Independence movements within Russia, however, aren’t met with the same enthusiasm. Several members of such groups have been prosecuted under a harsh anti-separatism law that was passed in 2014.

Foreign secessionist groups can play into the Kremlin’s hands both at home and abroad. In Russia, they offer state media a chance to show domestic audiences that the “U.S. is falling apart,” said Alexey Kovalev, a former RIA Novosti employee who now runs a website focused on debunking propaganda. RT and Life were the only national media to attend the opening of the Yes California office space. One is state run; the other is a tabloid with close ties to the Kremlin.

But fringe groups can also serve as an instrument to create friction within Russia’s rivals. While the Yes California embassy might look like little more than an amusing PR stunt, more influential foreign groups and political parties have received financial and political backing from the Kremlin and allied organizations. On Monday, for instance, Austria’s far-right, anti-immigrant Freedom Party signed a “working agreement” in Moscow with the ruling United Russia party.

Anti-Globalist Movement president Alexander Ionov denied Russia was promoting separatists to create discord in the West. He said the Texas Nationalist Movement and Yes California themselves expressed interest in opening up an embassy after coming to his 2015 and 2016 separatist conferences, respectively.

“Where could you find a single Russian official who would say California or Texas should be independent?” Ionov asked.

Indeed, it’s not an issue often discussed in parliament here. But while Moscow may not explicitly broadcast its support, it has quietly amassed contacts among fringe parties and separatist movements throughout Western countries, while also expanding state media outlets RT and Sputnik, which regularly host Western activists from the far right and far left. Taken together, these operations point to a diffuse and growing network of influence in Europe and the United States.

In 2014, France’s far-right National Front party borrowed $11 million from the First Czech-Russian Bank in Moscow, the owner of which is a longtime partner of Russian President Vladimir Putin’s friend Gennady Timchenko. An administration official had previously discussed how to thank the French party for supporting the annexation of Crimea, according to text messages leaked by Russian hackers from Anonymous International. The party’s leader, Marine Le Pen, has met with top officials in Moscow — and the party asked Russia for a $30 million loan earlier this year.

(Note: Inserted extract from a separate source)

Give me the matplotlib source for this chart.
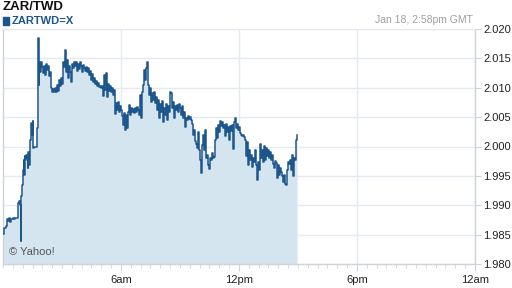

EU leaders have taken notice of Russia’s links to European fringe parties. Earlier this year, the German government ordered its intelligence agencies to investigate whether populist parties such as Alternative for Germany (AfD) have similarly been funded by the Kremlin.

Anonymous International leaked emails have also revealed the involvement of Konstantin Malofeyev, an oligarch close to the Kremlin and accused of funding pro-Russian separatist forces in eastern Ukraine, in building such ties. According to the emails, he flew religious conservatives from the United States and other countries to Moscow, organized conferences for European far-right activists in Moscow and Vienna, and was sought after for funding by an American who runs a pro-Russian news site. (It’s unclear from the emails whether the funding was granted.)

In 2015, the Rodina party organized the first International Conservative Forum in St. Petersburg, inviting members of European groups widely labeled as white supremacists and neo-Nazis, like the Party of the Swedes, the National Democratic Party of Germany and Greece’s Golden Dawn. American white supremacists were also in attendance, including a lawyer for the Klu Klux Klan, as was a member of Russia’s parliament, Alexei Zhuravlyov. Incidentally, one of the speakers, British far-right activist and noted Putin admirer James Dowson, went on to set up pro-Trump fake news and meme websites during the U.S. election.

Moscow doesn’t just focus on courting right-wing parties however; separatist groups, many of them left-wing, like Yes California, also find an audience here.

Ionov’s Anti-Globalist Movement, for example, has organized two “Dialogue of Nations” conferences featuring separatists from places including Hawaii, Puerto Rico, Ireland, and Spain. Financing for both events came from the National Charity Fund, a trust founded by Putin in 1999 that gathers money from state-owned companies and oligarchs. And Ionov himself has good connections: he sits on the board of the Antimaidan, a pro-Kremlin group led by member of parliament Dmitry Sablin and Alexander Zaldostanov, a friend of Putin.

A letter from Putin thanking Ionov for his “work to strengthen friendship between peoples” hangs on the wall inside the Anti-Globalist Movement offices.

Despite his relation with the Anti-Globalist Movement, Marinelli denied Yes California was becoming a Kremlin tool, and maintained his position wasn’t entirely unique, at one point even arguing that American revolutionaries once received outside assistance from France. But in light of recent U.S. intelligence findings of Russian interference in the U.S. presidential election, the timing and location of his first international office evinces either unremitting naïveté or deep cynicism. Martinelli said he is skeptical of Russian involvement in the U.S. election, arguing that U.S. intelligence agencies have misled the public before.

The would-be secessionist was born in Buffalo and moved to California as an adult. He says he started Yes California after the Scottish independence referendum narrowly failed in 2014. He has been coming to Russia for teaching stints since 2006 and recently relocated from San Diego to Yekaterinburg, Russia’s fourth largest city about 900 miles east of Moscow, with his Russian wife to teach English for the academic year. He said he plans to go back to California this winter and again in the summer to help with local campaigning but will eventually hand off leadership to Ruiz Evans.

“The division in the United States exists without the support of Russia,” Marinelli said.

Ionov said the question of independence was one that would be answered by the people of California.

“We are waiting for the referendum,” he said. “Maybe it will follow the Crimean scenario, without unrest.”